G-7: sì al piano Draghi per vincere la crisi
Prima risposta concreta del G-7 alla crisi dei mercati finanziari internazionali, investiti dall'estate scorsa da violente turbolenze che il Fondo monetario ha definito le peggiori dalla Grande depressione e che a distanza di nove mesi non accennano a scemare. Il tentativo è quello di «ristabilire la fiducia nella solidità dei mercati e degli intermediari», fiducia che resta precaria, come dimostrano la permanenza di gravi tensioni sul mercato interbancario e i ripetuti annunci di difficoltà di banche e altri intermediari.
Ministri e governatori dei sette grandi hanno approvato ieri il rapporto del Financial Stability Forum, il gruppo delle autorità responsabili della stabilità finanziaria, presieduto dal governatore della Banca d'Italia, Mario Draghi, che indica, in 65 punti, cinque aree di interventi da parte delle autorità stesse e del settore privato, da realizzare entro 100 giorni. «Siamo molto soddisfatti del rapporto dell'Fsf - ha detto entrando all'incontro il ministro dell'Economia tedesco, Peer Steinbrück - e vogliamo che venga messo in atto subito». La stessa indicazione è venuta dal cancelliere dello Scacchiere britannico, Alistair Darling.

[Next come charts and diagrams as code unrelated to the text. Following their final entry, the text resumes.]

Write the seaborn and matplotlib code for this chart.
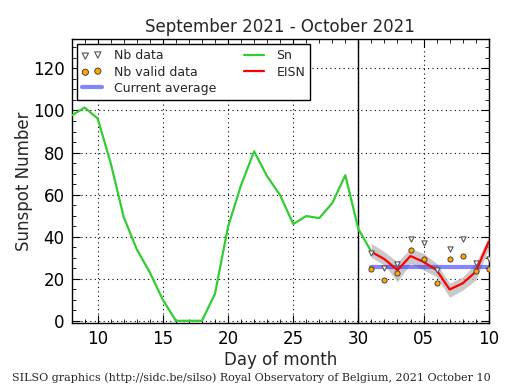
import numpy as np
import pandas as pd
import matplotlib
matplotlib.use("Agg")
import matplotlib.pyplot as plt
import seaborn as sns
from matplotlib.ticker import MultipleLocator, FixedLocator

# Data
sn_days = list(range(8, 32))
sn_vals = [97.6, 101.4, 96.2, 75.0, 49.3, 34.0, 23.0, 10.0, 0.0, 0.0, 0.0, 12.8,
           44.7, 64.5, 80.6, 68.7, 59.7, 46.0, 49.8, 48.8, 56.0, 69.2, 43.6, 32.8]

ei_days = list(range(31, 41))
eisn = [32.8, 29.3, 24.1, 30.8, 28.0, 24.1, 14.9, 17.8, 23.3, 37.6]
eisn_lo = [30.1, 26.5, 18.5, 27.3, 24.1, 20.9, 11.1, 14.6, 19.3, 34.4]
eisn_hi = [36.8, 32.8, 28.0, 34.4, 32.0, 27.3, 17.8, 20.9, 27.3, 40.0]
nb_data = [32.0, 24.9, 27.0, 38.7, 36.8, 24.1, 34.0, 38.7, 27.3, 29.6]
nb_valid = [24.6, 19.4, 22.9, 33.6, 29.4, 17.8, 29.4, 30.6, 23.8, 24.6]
cur_avg = 25.7

xtick_pos = [10, 15, 20, 25, 30, 35, 40]
xtick_lab = ["10", "15", "20", "25", "30", "05", "10"]

sns.set_theme(style="white")
plt.rcParams['font.family'] = ['DejaVu Sans']

fig = plt.figure(figsize=(5.15, 3.9), dpi=100)
ax = fig.add_axes([0.139, 0.171, 0.810, 0.728])

df_sn = pd.DataFrame({"day": sn_days, "val": sn_vals})
df_ei = pd.DataFrame({"day": ei_days, "eisn": eisn, "lo": eisn_lo, "hi": eisn_hi,
                      "nb": nb_data, "nbv": nb_valid, "avg": [cur_avg] * len(ei_days)})

ax.fill_between(df_ei["day"], df_ei["lo"], df_ei["hi"], color="#b8b8b8", alpha=0.75,
                linewidth=0, zorder=2)
sns.lineplot(data=df_ei, x="day", y="avg", ax=ax, color="#3333ff", alpha=0.6,
             linewidth=3, label="Current average", zorder=3)
sns.lineplot(data=df_sn, x="day", y="val", ax=ax, color="#33cc33", linewidth=1.6,
             label="Sn", zorder=4)
sns.lineplot(data=df_ei, x="day", y="eisn", ax=ax, color="red", linewidth=1.6,
             label="EISN", zorder=5)
sns.scatterplot(data=df_ei, x="day", y="nb", ax=ax, marker="v", s=14,
                facecolor="white", edgecolor="#555555", linewidth=0.8,
                label="Nb data", zorder=6)
sns.scatterplot(data=df_ei, x="day", y="nbv", ax=ax, marker="o", s=14,
                color="orange", edgecolor="#333333", linewidth=0.6,
                label="Nb valid data", zorder=6)

ax.axvline(30, color="black", linewidth=1.0, zorder=3)

ax.set_xlim(8, 40)
ax.set_ylim(-1.2, 133.8)
ax.xaxis.set_major_locator(FixedLocator(xtick_pos))
ax.set_xticklabels(xtick_lab)
ax.xaxis.set_minor_locator(MultipleLocator(1))
ax.yaxis.set_major_locator(MultipleLocator(20))
ax.yaxis.set_minor_locator(MultipleLocator(5))
ax.tick_params(which="both", direction="in", top=True, right=True, bottom=True, left=True,
               colors="black", labelsize=12)
ax.tick_params(which="major", length=6, width=0.8, pad=5)
ax.tick_params(which="minor", length=3, width=0.6)
ax.grid(True, which="major", color="black", linestyle=(0, (1, 3)), linewidth=0.8)
for s in ax.spines.values():
    s.set_color("black")
    s.set_linewidth(1.0)

ax.set_title("September 2021 - October 2021", fontsize=12, pad=5)
ax.set_xlabel("Day of month", fontsize=12, labelpad=2)
ax.set_ylabel("Sunspot Number", fontsize=12, labelpad=0)

h, l = ax.get_legend_handles_labels()
order = ["Nb data", "Nb valid data", "Current average", "Sn", "EISN"]
hd = dict(zip(l, h))
leg = ax.legend([hd[k] for k in order], order, ncol=2, loc="upper left",
                fontsize=9, frameon=True, fancybox=False, edgecolor="black",
                framealpha=1, borderaxespad=0.4, handlelength=1.6, handletextpad=1.0,
                columnspacing=2.2, labelspacing=0.25, borderpad=0.4, scatterpoints=2,
                markerscale=1.2)
leg.get_frame().set_linewidth(1.0)

fig.text(0.023, 0.022, "SILSO graphics (http://sidc.be/silso) Royal Observatory of Belgium, 2021 October 10",
         fontsize=8, family="DejaVu Serif")

fig.savefig("out.png", dpi=100)
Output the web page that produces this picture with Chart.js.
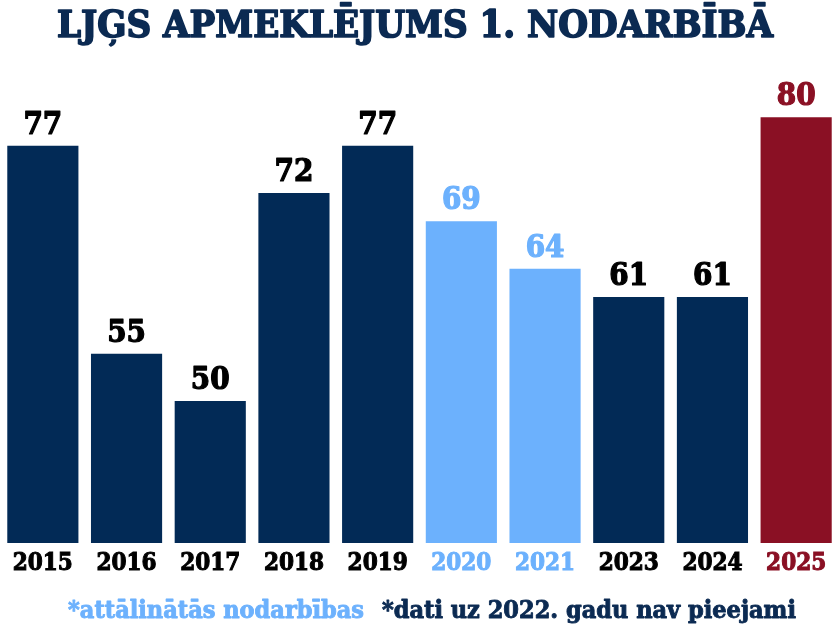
<!DOCTYPE html>
<html>
<head>
<meta charset="utf-8">
<script src="https://cdn.jsdelivr.net/npm/chart.js@4"></script>
<style>
  html, body { margin: 0; padding: 0; background: #fff; }
  canvas { display: block; }
</style>
</head>
<body>
<canvas id="chart" width="838" height="630"></canvas>
<script>
const years = ['2015', '2016', '2017', '2018', '2019', '2020', '2021', '2023', '2024', '2025'];
const visits = [77, 55, 50, 72, 77, 69, 64, 61, 61, 80];
const kinds = ['norm', 'norm', 'norm', 'norm', 'norm', 'remote', 'remote', 'norm', 'norm', 'now'];

const titleText = 'LJĢS APMEKLĒJUMS 1. NODARBĪBĀ';
const noteRemote = '*attālinātās nodarbības';
const noteMissing = '*dati uz 2022. gadu nav pieejami';

const NAVY = '#022a56';
const LIGHT = '#6cb1fd';
const RED = '#8a1024';
const serif = '"DejaVu Serif Condensed", "DejaVu Serif", serif';

const barColor = k => k === 'remote' ? LIGHT : k === 'now' ? RED : NAVY;
const textColor = k => k === 'remote' ? LIGHT : k === 'now' ? RED : '#000';

// fill + thin stroke so the text looks as heavy as the original
function heavyText(ctx, txt, x, y, color, width) {
  ctx.fillStyle = color;
  ctx.strokeStyle = color;
  ctx.lineWidth = width;
  ctx.lineJoin = 'round';
  ctx.strokeText(txt, x, y);
  ctx.fillText(txt, x, y);
}

const extras = {
  id: 'extras',
  afterDatasetsDraw(chart) {
    const ctx = chart.ctx;
    const meta = chart.getDatasetMeta(0);
    ctx.save();
    ctx.textAlign = 'center';
    ctx.textBaseline = 'alphabetic';
    ctx.font = 'bold 31px ' + serif;
    meta.data.forEach((bar, i) => {
      heavyText(ctx, String(visits[i]), bar.x, bar.y - 12, textColor(kinds[i]), 1.2);
    });

    // title
    ctx.font = 'bold 38px ' + serif;
    heavyText(ctx, titleText, 415, 37, '#0b2a52', 1.6);

    // footer notes
    ctx.font = 'bold 25px ' + serif;
    const gap = 18;
    const w1 = ctx.measureText(noteRemote).width;
    const w2 = ctx.measureText(noteMissing).width;
    const x = 432 - (w1 + gap + w2) / 2;
    ctx.textAlign = 'left';
    heavyText(ctx, noteRemote, x, 618, LIGHT, 0.9);
    heavyText(ctx, noteMissing, x + w1 + gap, 618, '#0b2a52', 0.9);
    ctx.restore();
  }
};

new Chart(document.getElementById('chart'), {
  type: 'bar',
  data: {
    labels: years,
    datasets: [{
      data: visits,
      backgroundColor: kinds.map(barColor),
      categoryPercentage: 1,
      barPercentage: 0.85,
      borderWidth: 0
    }]
  },
  options: {
    responsive: false,
    devicePixelRatio: 1,
    animation: false,
    layout: { padding: { top: 70, left: 1, right: 0, bottom: 37 } },
    plugins: { legend: { display: false }, tooltip: { enabled: false } },
    scales: {
      y: { display: false, min: 35, max: 85 },
      x: {
        grid: { display: false, drawTicks: false },
        border: { display: false },
        afterFit(scale) { scale.height = 50; },
        ticks: {
          padding: 6,
          color: kinds.map(textColor),
          textStrokeColor: kinds.map(textColor),
          textStrokeWidth: 1,
          font: { family: serif, size: 24, weight: 'bold' }
        }
      }
    }
  },
  plugins: [extras]
});
</script>
</body>
</html>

Le misure proposte dall'Fsf riguardano: il rafforzamento della vigilanza prudenziale sul patrimonio, la liquidità e la gestione dei rischi, che passa dal rafforzamento di Basilea 2, ma anche indicazioni più incisive sulla liquidità, che si è rivelato un punto debole di molte banche nella crisi; miglioramento della trasparenza (con la pubblicazione delle informazioni sui rischi già nelle prossime semestrali del 2008) e delle modalità di valutazione, uno dei punti più controversi in quanto da diverse parti è stato chiesto un allentamento del mark-to-market nei casi in cui il mercato è illiquido; il ruolo e l'utilizzo dei rating, dopo che le agenzie di valutazione del credito sono state messe sotto accusa per i loro giudizi eccessivamente generosi sul merito di prodotti derivati complessi; il rafforzamento della risposta ai rischi da parte delle autorità; meccanismi per gestire le tensioni nel sistema finanziario. Su questi ultimi due punti c'è un'attenzione particolare agli intermediari che operano in molti Paesi e quindi richiedono una supervisione meglio coordinata fra diverse autorità nazionali.
L'indicazione del Forum è di iniziare immediatamente la realizzazione delle proposte, come dimostra il fatto che lo stesso organismo procederà a una prima verifica sui progressi compiuti già nel mese di giugno e un'altra a settembre. Molte delle misure avranno tuttavia un impatto solo nel medio periodo e qualche timore è stato espresso da alcune fonti che le misure proposte serviranno senz'altro al rafforzamento del sistema, ma non necessariamente a favorire l'uscita dalla crisi in corso. Lo stesso Fsf rileva nel comunicato di doversi impegnare perché la realizzazione delle iniziative non inasprisca le tensioni nel breve termine. Alcuni partecipanti alle riunioni dell'Fsf sono convinti tuttavia che la dimostrazione da parte delle autorità di saper individuare e applicare in tempi rapidi delle misure concrete può essere un fattore decisivo per ricreare anche a breve la fiducia degli operatori di mercato e degli investitori. Così come l'azione risoluta della Federal Reserve nel caso Bear Stearns ha fornito un sollievo, almeno temporaneo, ai mercati.
Il settore privato ha fatto sapere alla vigilia dell'incontro di Washington di esser pronto a riconoscere le proprie colpe nell'esplosione della crisi e a correggere le lacune più gravi emerse in questi mesi attraverso l'autoregolamentazione, come è emerso dall'iniziativa delle grandi banche, riunite nell'Institute of International Finance, annunciata a Francoforte mercoledì.
«L'autoregolamentazione può aiutare, ma non basta - ha detto però il ministro Steinbrück - c'è un ruolo per la politica». L'intenzione delle autorità di collaborare strettamente con il settore privato è confermata peraltro dall'invito rivolto dal padrone di casa, il segretario al Tesoro Usa, Henry Paulson, ai capi di alcune grandi istituzioni finanziarie per la cena del G-7 di ieri sera.
Fra i sette peraltro non tutti sono convinti che l'intervento pubblico debba estendersi anche all'impiego di denaro pubblico nella stabilizzazione dei mercati o nel salvataggio di istituzioni in crisi. «Non escludiamo nessuna opzione. Non dovremmo esitare se la riposta di mercato è inadeguata», ha detto il britannico Darling, ma altri sono contrari per esempio all'acquisto diretto di titoli illiquidi da parte delle banche centrali per sostenere i mercati.